The National Priorities Project estimates that “[m]ilitary spending consumes 26 cents out of every individual income tax dollar. It makes up about 20% of total federal spending and over half of the discretionary budget.”
A simple way of looking at the Peace Tax Fund is that the government sets up two sources of money in the treasury. One, the Peace Tax Fund, can only be spent on non-military purposes. The other one, the “general fund,” can be spent on anything.
The only way this would actually have an effect on military spending is if the general fund becomes smaller than the amount spent on the military. If that happens, the government would either have to borrow money to make up the difference (which they certainly could do) or dip into the Peace Tax Fund (which would be illegal) or reduce military spending (which would be grand).
So the question is: How many people would have to become conscientious objectors to military taxation for this to happen?
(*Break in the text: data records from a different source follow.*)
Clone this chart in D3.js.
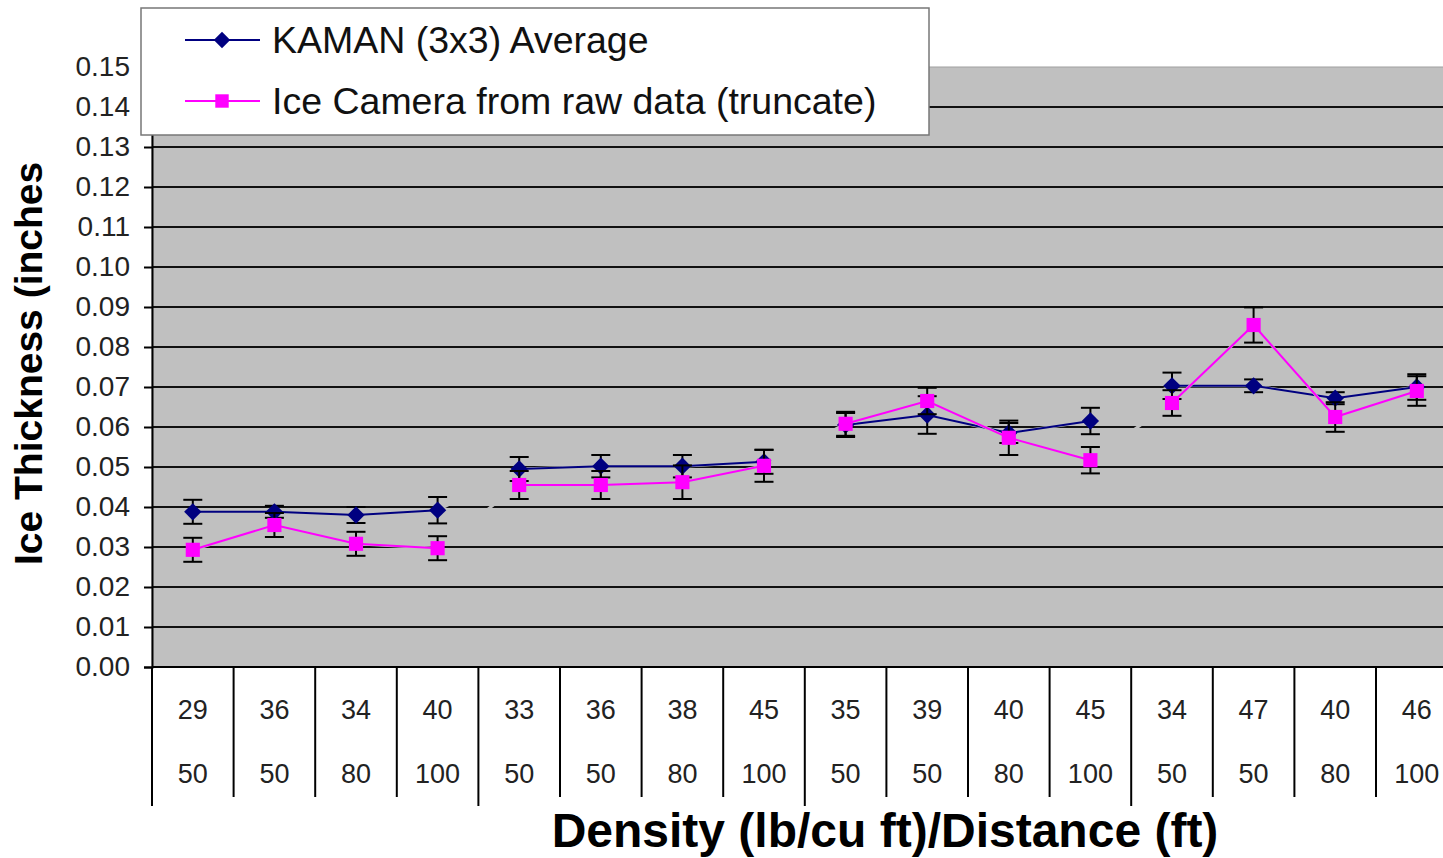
<!DOCTYPE html>
<html lang="en">
<head>
  <meta charset="UTF-8">
  <title>Ice Thickness vs Density / Distance</title>
  <script src="https://d3js.org/d3.v7.min.js"></script>
  <style>
    body { margin: 0; background: #fff; }
    svg { display: block; font-family: "Liberation Sans", Arial, sans-serif; }
    .tick-label { font-size: 28px; fill: #222; }
    .cat-label { font-size: 27px; fill: #222; text-anchor: middle; }
    .legend-text { font-size: 37.5px; fill: #111; }
    .axis-title { font-weight: bold; fill: #000; }
  </style>
</head>
<body>
  <div id="chart"></div>

  <script>
    // categories: density (lb/cu ft) over distance (ft)
    const densities = [29, 36, 34, 40, 33, 36, 38, 45, 35, 39, 40, 45, 34, 47, 40, 46];
    const distances = [50, 50, 80, 100, 50, 50, 80, 100, 50, 50, 80, 100, 50, 50, 80, 100];

    // KAMAN (3x3) Average
    const kaman    = [0.0388, 0.0388, 0.0380, 0.0392, 0.0495, 0.0502, 0.0502, 0.0513,
                      0.0605, 0.0630, 0.0585, 0.0615, 0.0703, 0.0703, 0.0672, 0.0700];
    const kamanErr = [0.0030, 0.0015, 0.0020, 0.0033, 0.0030, 0.0028, 0.0028, 0.0030,
                      0.0030, 0.0047, 0.0025, 0.0033, 0.0033, 0.0016, 0.0015, 0.0032];

    // Ice Camera from raw data (truncate)
    const camera    = [0.0293, 0.0355, 0.0308, 0.0297, 0.0455, 0.0455, 0.0462, 0.0503,
                       0.0608, 0.0665, 0.0573, 0.0517, 0.0660, 0.0855, 0.0625, 0.0690];
    const cameraErr = [0.0030, 0.0030, 0.0030, 0.0030, 0.0035, 0.0035, 0.0042, 0.0040,
                       0.0030, 0.0033, 0.0043, 0.0033, 0.0032, 0.0044, 0.0037, 0.0037];

    const yTicks = d3.range(0, 16).map(i => i / 100);
    const groupSize = 4;

    const W = 1443, H = 858;
    const plot = { left: 152, top: 67, bottom: 667, right: 152 + 16 * 81.6 };

    const svg = d3.select("#chart").append("svg")
      .attr("width", W)
      .attr("height", H);

    const idx = d3.range(densities.length);

    const x = d3.scaleBand()
      .domain(idx)
      .range([plot.left, plot.right])
      .padding(0);

    const y = d3.scaleLinear()
      .domain([0, 0.15])
      .range([plot.bottom, plot.top]);

    const cx = i => x(i) + x.bandwidth() / 2;

    // plot background
    svg.append("rect")
      .attr("x", plot.left)
      .attr("y", plot.top)
      .attr("width", plot.right - plot.left)
      .attr("height", plot.bottom - plot.top)
      .attr("fill", "#c0c0c0")
      .attr("stroke", "#a0a0a0")
      .attr("stroke-width", 1);

    // gridlines
    svg.append("g")
      .selectAll("line")
      .data(yTicks.filter(d => d > 0 && d < 0.15))
      .enter()
      .append("line")
      .attr("x1", plot.left)
      .attr("x2", plot.right)
      .attr("y1", d => y(d))
      .attr("y2", d => y(d))
      .attr("stroke", "#111")
      .attr("stroke-width", 2);

    // y axis
    const yAxis = svg.append("g")
      .attr("transform", `translate(${plot.left},0)`)
      .call(d3.axisLeft(y).tickValues(yTicks).tickFormat(d3.format(".2f")).tickSize(8).tickPadding(14));
    yAxis.select(".domain").attr("stroke", "#000").attr("stroke-width", 2);
    yAxis.selectAll(".tick line").attr("stroke", "#000").attr("stroke-width", 2);
    yAxis.selectAll(".tick text")
      .attr("class", "tick-label")
      .attr("font-family", null)
      .attr("font-size", null);

    // x axis line
    svg.append("line")
      .attr("x1", plot.left)
      .attr("x2", W)
      .attr("y1", plot.bottom)
      .attr("y2", plot.bottom)
      .attr("stroke", "#000")
      .attr("stroke-width", 2);

    // category dividers (longer ones separate the groups)
    svg.append("g")
      .selectAll("line")
      .data(idx)
      .enter()
      .append("line")
      .attr("x1", i => x(i))
      .attr("x2", i => x(i))
      .attr("y1", plot.bottom)
      .attr("y2", i => i % groupSize === 0 ? 806 : 797)
      .attr("stroke", "#000")
      .attr("stroke-width", 2);

    // category labels, two rows
    svg.append("g")
      .selectAll("text")
      .data(idx)
      .enter()
      .append("text")
      .attr("class", "cat-label")
      .attr("x", cx)
      .attr("y", 719)
      .text(i => densities[i]);

    svg.append("g")
      .selectAll("text")
      .data(idx)
      .enter()
      .append("text")
      .attr("class", "cat-label")
      .attr("x", cx)
      .attr("y", 783)
      .text(i => distances[i]);

    // diamond = square turned 45 degrees
    const series = [
      { name: "KAMAN (3x3) Average", values: kaman, err: kamanErr, color: "#000080", symbol: d3.symbolSquare, size: 150, rot: 45 },
      { name: "Ice Camera from raw data (truncate)", values: camera, err: cameraErr, color: "#ff00ff", symbol: d3.symbolSquare, size: 200, rot: 0 }
    ];

    const line = d3.line()
      .x(d => cx(d.i))
      .y(d => y(d.v));

    series.forEach(s => {
      const pts = s.values.map((v, i) => ({ i, v, e: s.err[i] }));
      const g = svg.append("g");

      // links between groups are drawn in the plot colour, hiding the gridlines
      g.append("path")
        .attr("d", line(pts))
        .attr("fill", "none")
        .attr("stroke", "#c0c0c0")
        .attr("stroke-width", 3);

      d3.groups(pts, d => Math.floor(d.i / groupSize)).forEach(([, grp]) => {
        g.append("path")
          .attr("d", line(grp))
          .attr("fill", "none")
          .attr("stroke", s.color)
          .attr("stroke-width", 2);
      });

      // error bars
      const eb = g.append("g").attr("stroke", "#000").attr("stroke-width", 2);
      pts.forEach(d => {
        const xc = cx(d.i);
        eb.append("line").attr("x1", xc).attr("x2", xc)
          .attr("y1", y(d.v - d.e)).attr("y2", y(d.v + d.e));
        eb.append("line").attr("x1", xc - 9.5).attr("x2", xc + 9.5)
          .attr("y1", y(d.v - d.e)).attr("y2", y(d.v - d.e));
        eb.append("line").attr("x1", xc - 9.5).attr("x2", xc + 9.5)
          .attr("y1", y(d.v + d.e)).attr("y2", y(d.v + d.e));
      });

      g.selectAll(".marker")
        .data(pts)
        .enter()
        .append("path")
        .attr("class", "marker")
        .attr("transform", d => `translate(${cx(d.i)},${y(d.v)}) rotate(${s.rot})`)
        .attr("d", d3.symbol().type(s.symbol).size(s.size))
        .attr("fill", s.color);
    });

    // legend
    const legend = svg.append("g");
    legend.append("rect")
      .attr("x", 141)
      .attr("y", 8)
      .attr("width", 788)
      .attr("height", 127)
      .attr("fill", "#fff")
      .attr("stroke", "#777")
      .attr("stroke-width", 1.5);

    series.forEach((s, k) => {
      const ly = 40 + k * 61;
      legend.append("line")
        .attr("x1", 185).attr("x2", 260)
        .attr("y1", ly).attr("y2", ly)
        .attr("stroke", s.color)
        .attr("stroke-width", 2);
      legend.append("path")
        .attr("transform", `translate(222,${ly}) rotate(${s.rot})`)
        .attr("d", d3.symbol().type(s.symbol).size(s.size * 0.9))
        .attr("fill", s.color);
      legend.append("text")
        .attr("class", "legend-text")
        .attr("x", 272)
        .attr("y", ly + 13)
        .text(s.name);
    });

    // axis titles
    svg.append("text")
      .attr("class", "axis-title")
      .attr("font-size", 39)
      .attr("transform", "translate(42,565) rotate(-90)")
      .text("Ice Thickness (inches");

    svg.append("text")
      .attr("class", "axis-title")
      .attr("font-size", 48)
      .attr("text-anchor", "middle")
      .attr("x", 885)
      .attr("y", 847)
      .text("Density (lb/cu ft)/Distance (ft)");
  </script>
</body>
</html>
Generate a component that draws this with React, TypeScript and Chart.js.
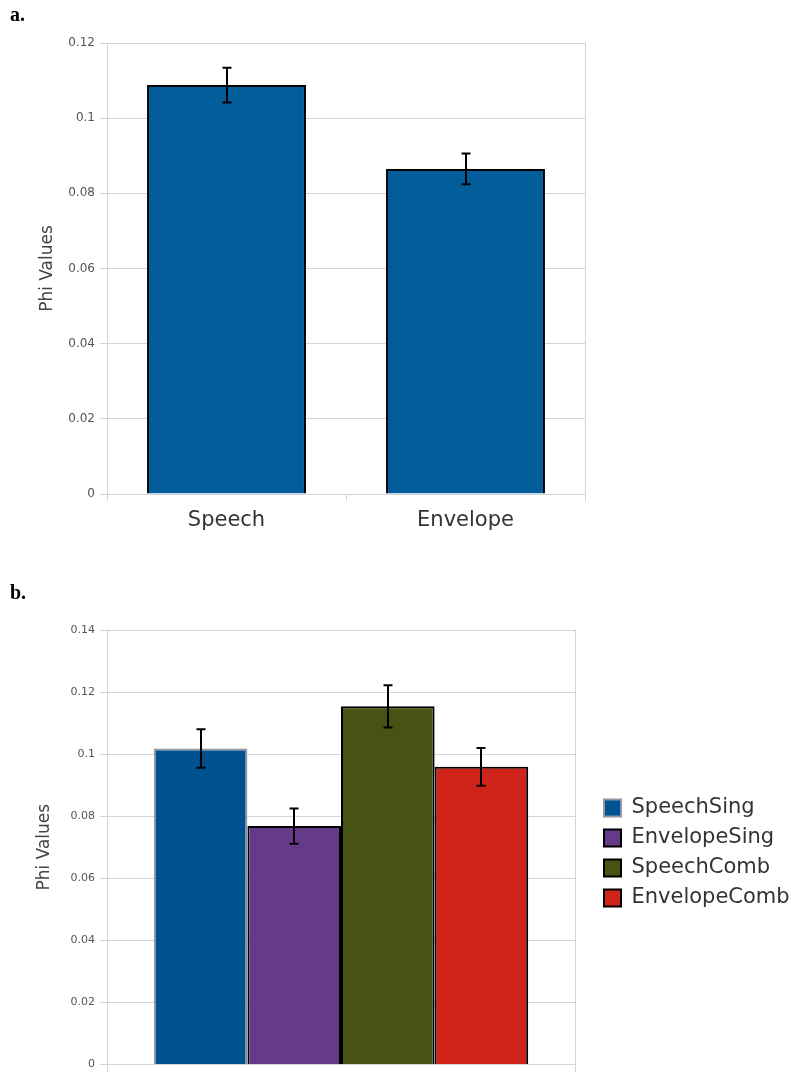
import React, { useEffect, useRef } from 'react';
import { Chart, registerables } from 'chart.js';
Chart.register(...registerables);

// ---- Panel a data ----
const categoriesA = ['Speech', 'Envelope'];
const valuesA = [0.1088, 0.0865];
const errorsA = [0.0046, 0.0041];
const yTickLabelsA = ['0', '0.02', '0.04', '0.06', '0.08', '0.1', '0.12'];

// ---- Panel b data ----
const categoriesB = [''];
const seriesB = ['SpeechSing', 'EnvelopeSing', 'SpeechComb', 'EnvelopeComb'];
const valuesB = [0.1018, 0.0768, 0.1154, 0.0959];
const errorsB = [0.0062, 0.0057, 0.0068, 0.0061];
const yTickLabelsB = ['0', '0.02', '0.04', '0.06', '0.08', '0.1', '0.12', '0.14'];
const colorsB = ['#00518f', '#653b89', '#465312', '#d0231a'];
const bordersB = ['#8f98a3', '#000000', '#000000', '#000000'];

const FONT = 'DejaVu Sans';
const GRID = '#d4d4d4';

function makeErrorBars(errs: number[][]) {
  return {
    id: 'errorBars',
    afterDatasetsDraw(chart: any) {
      const ctx = chart.ctx;
      const y = chart.scales.y;
      ctx.save();
      ctx.strokeStyle = '#000';
      ctx.lineWidth = 2;
      chart.data.datasets.forEach((ds: any, i: number) => {
        const meta = chart.getDatasetMeta(i);
        meta.data.forEach((el: any, j: number) => {
          const v = ds.data[j] as number;
          const e = errs[i][j];
          const x = Math.round(el.x);
          const t = y.getPixelForValue(v + e);
          const b = y.getPixelForValue(v - e);
          ctx.beginPath();
          ctx.moveTo(x, t);
          ctx.lineTo(x, b);
          ctx.moveTo(x - 4.5, t);
          ctx.lineTo(x + 4.5, t);
          ctx.moveTo(x - 4.5, b);
          ctx.lineTo(x + 4.5, b);
          ctx.stroke();
        });
      });
      ctx.restore();
    },
  };
}

const labelFrom = (arr: string[]) => (v: any) => {
  const f = arr.find((l) => Math.abs(parseFloat(l) - Number(v)) < 1e-9);
  return f ?? '';
};

export default function App() {
  const refA = useRef<HTMLCanvasElement>(null);
  const refB = useRef<HTMLCanvasElement>(null);

  useEffect(() => {
    const chartA = new Chart(refA.current as HTMLCanvasElement, {
      type: 'bar',
      data: {
        labels: categoriesA,
        datasets: [
          {
            label: 'Phi',
            data: valuesA,
            yAxisID: 'y',
            backgroundColor: '#035d9b',
            borderColor: '#000000',
            borderWidth: 2,
            barPercentage: 0.665,
            categoryPercentage: 1,
          },
        ],
      },
      options: {
        animation: false,
        responsive: false,
        devicePixelRatio: 1,
        layout: { padding: { top: 43, right: 15, left: 0, bottom: 0 } },
        plugins: { legend: { display: false }, tooltip: { enabled: false } },
        scales: {
          x: {
            type: 'category',
            offset: true,
            grid: { offset: true, drawOnChartArea: false, tickLength: 7, color: GRID },
            border: { color: GRID },
            ticks: { font: { family: FONT, size: 21 }, color: '#333', padding: 7 },
            afterFit: (s: any) => {
              s.height = 51;
            },
          },
          y: {
            type: 'linear',
            min: 0,
            max: 0.12,
            ticks: {
              stepSize: 0.02,
              callback: labelFrom(yTickLabelsA),
              font: { family: FONT, size: 12 },
              color: '#555',
              padding: 5,
            },
            grid: { color: GRID, tickLength: 7 },
            border: { color: GRID },
            title: {
              display: true,
              text: 'Phi Values',
              font: { family: FONT, size: 17 },
              color: '#444',
              padding: { top: 37, bottom: 0 },
            },
            afterFit: (s: any) => {
              s.width = 107;
            },
          },
          yR: {
            type: 'linear',
            position: 'right',
            display: true,
            grid: { display: false },
            ticks: { display: false },
            border: { display: true, color: GRID },
            afterFit: (s: any) => {
              s.width = 0;
            },
          },
        },
      } as any,
      plugins: [makeErrorBars([errorsA])],
    });

    const chartB = new Chart(refB.current as HTMLCanvasElement, {
      type: 'bar',
      data: {
        labels: categoriesB,
        datasets: seriesB.map((name, i) => ({
          label: name,
          data: [valuesB[i]],
          yAxisID: 'y',
          backgroundColor: colorsB[i],
          borderColor: bordersB[i],
          borderWidth: 2,
          barPercentage: 1,
          categoryPercentage: 0.8,
        })),
      },
      options: {
        animation: false,
        responsive: false,
        devicePixelRatio: 1,
        layout: { padding: { top: 70, right: 0, left: 0, bottom: 0 } },
        plugins: {
          tooltip: { enabled: false },
          legend: {
            display: true,
            position: 'right',
            maxWidth: 196,
            labels: {
              font: { family: FONT, size: 21 },
              color: '#333',
              boxWidth: 17,
              boxHeight: 17,
              padding: 9,
            },
          },
        },
        scales: {
          x: {
            type: 'category',
            offset: true,
            grid: { offset: true, drawOnChartArea: false, tickLength: 8, color: GRID },
            border: { color: GRID },
            ticks: { display: false },
            afterFit: (s: any) => {
              s.height = 8;
            },
          },
          y: {
            type: 'linear',
            min: 0,
            max: 0.14,
            ticks: {
              stepSize: 0.02,
              callback: labelFrom(yTickLabelsB),
              font: { family: FONT, size: 11 },
              color: '#555',
              padding: 5,
            },
            grid: { color: GRID, tickLength: 7 },
            border: { color: GRID },
            title: {
              display: true,
              text: 'Phi Values',
              font: { family: FONT, size: 17 },
              color: '#444',
              padding: { top: 34, bottom: 0 },
            },
            afterFit: (s: any) => {
              s.width = 107;
            },
          },
          yR: {
            type: 'linear',
            position: 'right',
            display: true,
            grid: { display: false },
            ticks: { display: false },
            border: { display: true, color: GRID },
            afterFit: (s: any) => {
              s.width = 20;
            },
          },
        },
      } as any,
      plugins: [makeErrorBars(errorsB.map((e) => [e]))],
    });

    return () => {
      chartA.destroy();
      chartB.destroy();
    };
  }, []);

  const panelLabel: React.CSSProperties = {
    position: 'absolute',
    left: 10,
    font: 'bold 20px "Liberation Serif"',
    lineHeight: '20px',
    color: '#000',
  };

  return (
    <div style={{ position: 'absolute', left: 0, top: 0, width: 791, height: 1072, background: '#fff', overflow: 'hidden' }}>
      <canvas ref={refA} width={600} height={545} style={{ position: 'absolute', left: 0, top: 0 }} />
      <canvas ref={refB} width={791} height={516} style={{ position: 'absolute', left: 0, top: 560 }} />
      <div style={{ ...panelLabel, top: 4 }}>a.</div>
      <div style={{ ...panelLabel, top: 582 }}>b.</div>
    </div>
  );
}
If, for simplicity’s sake, we assume that likely conscientious objectors to military taxation currently pay on average about the same amount of taxes as everyone else, in order to cut in to that 26% of every tax dollar that is spent for military purposes, more than 74% of these taxpayers would have to declare themselves conscientious objectors, who “by reason of religious training and belief” are “opposed to participation in war in any form.”
Nowhere near three-quarters of Americans feel this way, and so the law will have no effect at all on the military budget. Furthermore, if three-quarters of Americans did feel this way, there would be no need for such a silly law in the first place as we would all already either be living productive and sane lives in a peaceful tomorrow of harmony and understanding, or living in barbed-wire collective labor camps under the control of our foreign overlords, depending on your brand of speculative fiction.
So if you do support the Religious Freedom Peace Tax Fund bill, don’t do so because you think it might some day deprive the missile-makers and war profiteers of their turn at the feeding pail. That just isn’t going to happen.